Foresight News reports that on July 29, Ethereum L2 network Linea announced the design and allocation plan for its token, LINEA. LINEA is not a gas token; transactions on Linea use ETH to pay fees, and both ETH and LINEA are subject to a dual-burn mechanism through the L2 fee structure.


The total supply of the token is 72 billion, with 85% allocated to the ecosystem and 15% to the Consensys treasury. The latter is subject to a five-year lock-up period, with no reserved portion for investors or employees. The core purposes of the token are to reward genuine usage, incentivize builders, and support Ethereum public goods.
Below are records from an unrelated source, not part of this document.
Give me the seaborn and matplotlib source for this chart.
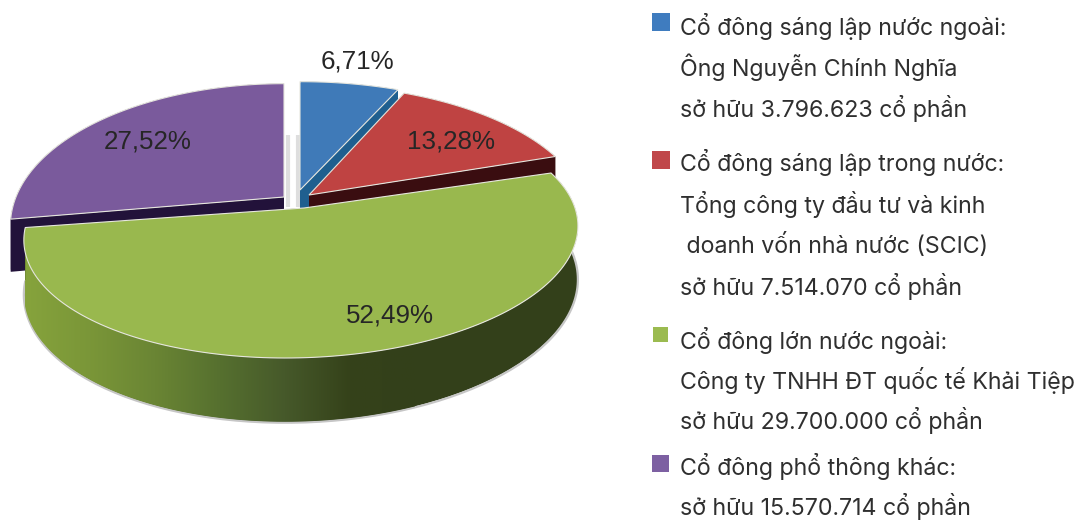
import numpy as np
import matplotlib
matplotlib.use('Agg')
import matplotlib.pyplot as plt
from matplotlib.colors import LinearSegmentedColormap
from matplotlib.patches import Polygon
import seaborn as sns

# --- data ---
shares = [6.71, 13.28, 52.49, 27.52]
top_colors = ['#3f7ab8', '#bf4342', '#99b84e', '#7a5a9c']
key_colors = ['#3f7cbf', '#c0474a', '#9bbb50', '#7d60a2']
side_colors = ['#1f5f8f', '#3a0d10', '#33401a', '#22123a']
legend_lines = [
    ['Cổ đông sáng lập nước ngoài:', 'Ông Nguyễn Chính Nghĩa', 'sở hữu 3.796.623 cổ phần'],
    ['Cổ đông sáng lập trong nước:', 'Tổng công ty đầu tư và kinh', ' doanh vốn nhà nước (SCIC)', 'sở hữu 7.514.070 cổ phần'],
    ['Cổ đông lớn nước ngoài:', 'Công ty TNHH ĐT quốc tế Khải Tiệp', 'sở hữu 29.700.000 cổ phần'],
    ['Cổ đông phổ thông khác:', 'sở hữu 15.570.714 cổ phần'],
]

sns.set_theme(style='white')
plt.rcParams['font.family'] = ['Inter', 'DejaVu Sans']

# --- layout in pixels: apex x, apex y, width, height, skew for each slice ---
geom = [
    (300, 190, 283, 130, 0),
    (309, 195, 275, 132, 0),
    (304, 208, 271, 120, 15),
    (284, 197, 268, 136, 0),
]
label_pos = [(357, 61), (451, 141), (390, 315), (148, 141)]
key_boxes = [(652, 13, 18, 18), (652, 151, 18, 18), (653, 327, 15, 15), (652, 455, 17, 17)]
line_y = [[27, 67, 109], [163, 204, 245, 287], [340, 380, 421], [467, 507]]
PERSP = 0.2
DEPTH = 51


def project(x, y, z, g):
    ax0, ay0, a, b, c = g
    s = 1 / (1 + PERSP * y)
    return np.column_stack([ax0 + (a * x + c * y) * s, ay0 - b * y * s + z * s])


fig = plt.figure(figsize=(10.77, 5.21), dpi=100)
ax = fig.add_axes([0, 0, 1, 1])

# faint shadows either side of the gap
ax.vlines(287.5, 135, 207, color='#dedede', lw=3, zorder=1)
ax.vlines(297.5, 135, 207, color='#dedede', lw=3, zorder=1)

stops = np.cumsum([0] + shares) * 3.6
side_cmap = LinearSegmentedColormap.from_list(
    'green_side', ['#86a33c', '#7a9638', '#6a8534', '#56702f', '#46592a', '#35421a', '#33401a'])

# back slices first, green goes on top of them
z = 2
for i in [0, 3, 1, 2]:
    g = geom[i]
    t = np.radians(np.linspace(stops[i], stops[i + 1], 160))
    x, y = np.sin(t), np.cos(t)
    top = project(x, y, 0, g)
    low = project(x, y, DEPTH, g)
    apex_top = project(np.array([0.0]), np.array([0.0]), 0, g)
    apex_low = project(np.array([0.0]), np.array([0.0]), DEPTH, g)

    # cut faces
    for edge_t, edge_l in [(top[0], low[0]), (top[-1], low[-1])]:
        pts = np.vstack([apex_top, edge_t, edge_l, apex_low])
        ax.add_patch(Polygon(pts, closed=True, fc=side_colors[i], ec='none', zorder=z))
    # outer wall
    wall = np.vstack([top, low[::-1]])
    patch = Polygon(wall, closed=True, fc=side_colors[i], ec='none', zorder=z)
    ax.add_patch(patch)
    if i == 2:
        ax.plot(low[:, 0], low[:, 1] + 1, color='#c6c6c6', lw=1.6, zorder=z)
        im = ax.imshow(np.linspace(0, 1, 256).reshape(1, -1), cmap=side_cmap, aspect='auto',
                       extent=(25, 415, 430, 150), zorder=z + 0.1)
        im.set_clip_path(patch)
    # top face
    face = np.vstack([apex_top, top])
    ax.add_patch(Polygon(face, closed=True, fc=top_colors[i], ec='#e6e6de', lw=0.8, zorder=z + 0.5))
    z += 1

for val, (lx, ly) in zip(shares, label_pos):
    ax.text(lx, ly, f'{val:.2f}%'.replace('.', ','), ha='center', va='center',
            fontsize=18.7, color='#262626', family=['Liberation Sans'], zorder=20)

for col, box, lines, ys in zip(key_colors, key_boxes, legend_lines, line_y):
    ax.add_patch(plt.Rectangle(box[:2], box[2], box[3], fc=col, ec='none', zorder=20))
    for line, ly in zip(lines, ys):
        ax.text(680, ly, line, ha='left', va='center', fontsize=16.7, color='#2f2f2f', zorder=20)

ax.set_xlim(0, 1077)
ax.set_ylim(521, 0)
ax.axis('off')
fig.savefig('out.png', dpi=100)
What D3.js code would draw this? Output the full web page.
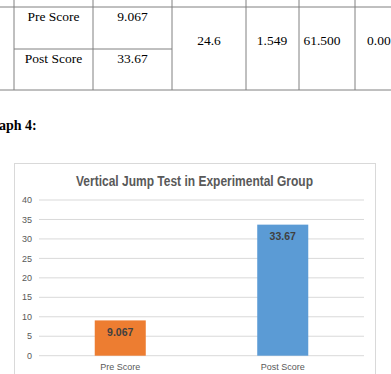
<!DOCTYPE html>
<html>
<head>
<meta charset="utf-8">
<script src="https://cdn.jsdelivr.net/npm/d3@7"></script>
<style>
  body { margin: 0; background: #fff; }
  svg { display: block; }
</style>
</head>
<body>
<svg id="page" width="391" height="374"></svg>
<script>
// table fragment above the graph
const tableGroups = ["Pre Score", "Post Score"]
const tableMeans = ["9.067", "33.67"]
const tableStats = ["24.6", "1.549", "61.500", "0.00"]

// chart data
const categories = ["Pre Score", "Post Score"]
const values = [9.067, 33.67]
const valueLabels = ["9.067", "33.67"]
const barColors = ["#ED7D31", "#5B9BD5"]
const yTicks = [0, 5, 10, 15, 20, 25, 30, 35, 40]
const title = "Vertical Jump Test in Experimental Group"

const svg = d3.select("#page")

// ---- TABLE ----
const colX = [14, 93, 172, 246, 299, 355]
const rowY = [7, 49, 90]
const tbl = svg.append("g")
const lineColor = "#808080"

// vertical lines
colX.forEach(x => {
  tbl.append("line").attr("x1", x).attr("x2", x).attr("y1", -5).attr("y2", rowY[2])
    .attr("stroke", lineColor).attr("stroke-width", 1)
})
// horizontal lines
tbl.append("line").attr("x1", 0).attr("x2", 391).attr("y1", rowY[0]).attr("y2", rowY[0]).attr("stroke", lineColor)
tbl.append("line").attr("x1", colX[0]).attr("x2", colX[2]).attr("y1", rowY[1]).attr("y2", rowY[1]).attr("stroke", lineColor)
tbl.append("line").attr("x1", 0).attr("x2", 391).attr("y1", rowY[2]).attr("y2", rowY[2]).attr("stroke", lineColor)

const serif = "'Liberation Serif', 'Times New Roman', serif"
tableGroups.forEach((g, i) => {
  const ty = i === 0 ? 21 : 63
  tbl.append("text").attr("x", (colX[0] + colX[1]) / 2).attr("y", ty).attr("text-anchor", "middle")
    .style("font-family", serif).style("font-size", "13.5px").attr("fill", "#000").text(g)
  tbl.append("text").attr("x", (colX[1] + colX[2]) / 2).attr("y", ty).attr("text-anchor", "middle")
    .style("font-family", serif).style("font-size", "13.5px").attr("fill", "#000").text(tableMeans[i])
})
const statX = [209, 272, 322, 367]
tableStats.forEach((s, i) => {
  tbl.append("text").attr("x", statX[i]).attr("y", 45).attr("text-anchor", i === 3 ? "start" : "middle")
    .style("font-family", serif).style("font-size", "13.5px").attr("fill", "#000").text(s)
})

svg.append("text").attr("x", -1).attr("y", 130)
  .style("font-family", serif).style("font-size", "14px").style("font-weight", "bold")
  .text("aph 4:")

// ---- CHART ----
svg.append("rect").attr("x", 14.5).attr("y", 163.5).attr("width", 361).attr("height", 220)
  .attr("fill", "#fff").attr("stroke", "#d9d9d9")

const sans = "'Liberation Sans', Arial, sans-serif"
const plot = {left: 39, right: 364, top: 200, bottom: 355.7}

svg.append("text").attr("x", 76).attr("y", 185.5)
  .attr("textLength", 237).attr("lengthAdjust", "spacingAndGlyphs")
  .style("font-family", sans).style("font-size", "14.5px").style("font-weight", "bold")
  .attr("fill", "#595959").text(title)

const y = d3.scaleLinear().domain([0, 40]).range([plot.bottom, plot.top])
const x = d3.scaleBand().domain(categories).range([plot.left, plot.right])
const barW = x.bandwidth() * 0.314

// gridlines
svg.append("g").selectAll("line").data(yTicks).enter().append("line")
  .attr("x1", plot.left).attr("x2", plot.right)
  .attr("y1", d => y(d)).attr("y2", d => y(d))
  .attr("stroke", "#d9d9d9").attr("stroke-width", 1)

// y tick labels
svg.append("g").selectAll("text").data(yTicks).enter().append("text")
  .attr("x", 32).attr("y", d => y(d)).attr("dy", "0.35em").attr("text-anchor", "end")
  .style("font-family", sans).style("font-size", "9px").attr("fill", "#595959")
  .text(d => d)

// bars
svg.append("g").selectAll("rect").data(values).enter().append("rect")
  .attr("x", (d, i) => x(categories[i]) + x.bandwidth() / 2 - barW / 2)
  .attr("y", d => y(d))
  .attr("width", barW)
  .attr("height", d => y(0) - y(d))
  .attr("fill", (d, i) => barColors[i])

// value labels inside top of bars
svg.append("g").selectAll("text").data(values).enter().append("text")
  .attr("x", (d, i) => x(categories[i]) + x.bandwidth() / 2)
  .attr("y", d => y(d) + 12)
  .attr("dy", "0.35em").attr("text-anchor", "middle")
  .style("font-family", sans).style("font-size", "10.5px").style("font-weight", "bold")
  .attr("fill", "#404040")
  .text((d, i) => valueLabels[i])

// category labels
svg.append("g").selectAll("text").data(categories).enter().append("text")
  .attr("x", d => x(d) + x.bandwidth() / 2).attr("y", 367).attr("dy", "0.35em")
  .attr("text-anchor", "middle")
  .style("font-family", sans).style("font-size", "9px").attr("fill", "#595959")
  .text(d => d)
</script>
</body>
</html>
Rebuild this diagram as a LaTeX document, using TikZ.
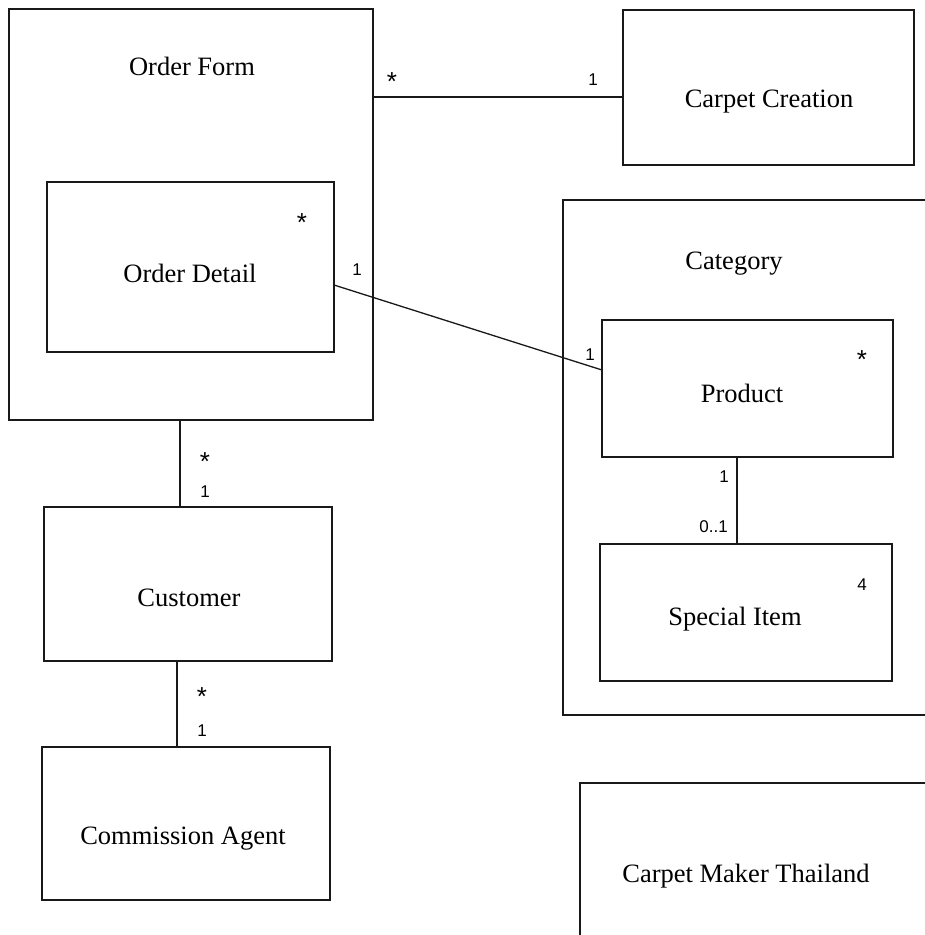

At TGE, approximately 15.8 billion tokens (about 22%) will be in circulation, covering early user airdrops, ecosystem incentives, and liquidity bootstrapping.


The specific allocation is as follows:


Ecosystem Fund (75%): Managed by the Linea Federation, which includes ENS Labs, Eigen Labs, Status, and others, operating as a non-profit entity. It will provide phased support for liquidity, developer incentives, R&D, and public infrastructure. Early Contributors (10%): 9% for user airdrops and 1% for key ecosystem projects, both unlocked at TGE. Consensys Treasury (15%): Locked for five years, to be used for future ecosystem deployment and protocol health support.


Linea DAO will be responsible for the allocation of ecosystem funds and the design of incentive mechanisms, with no token-based on-chain governance. In terms of the fee mechanism, for each L2 transaction, 20% of the ETH fee will be burned, and 80% will be used to buy back and burn LINEA, creating a long-term value linkage between ETH and LINEA.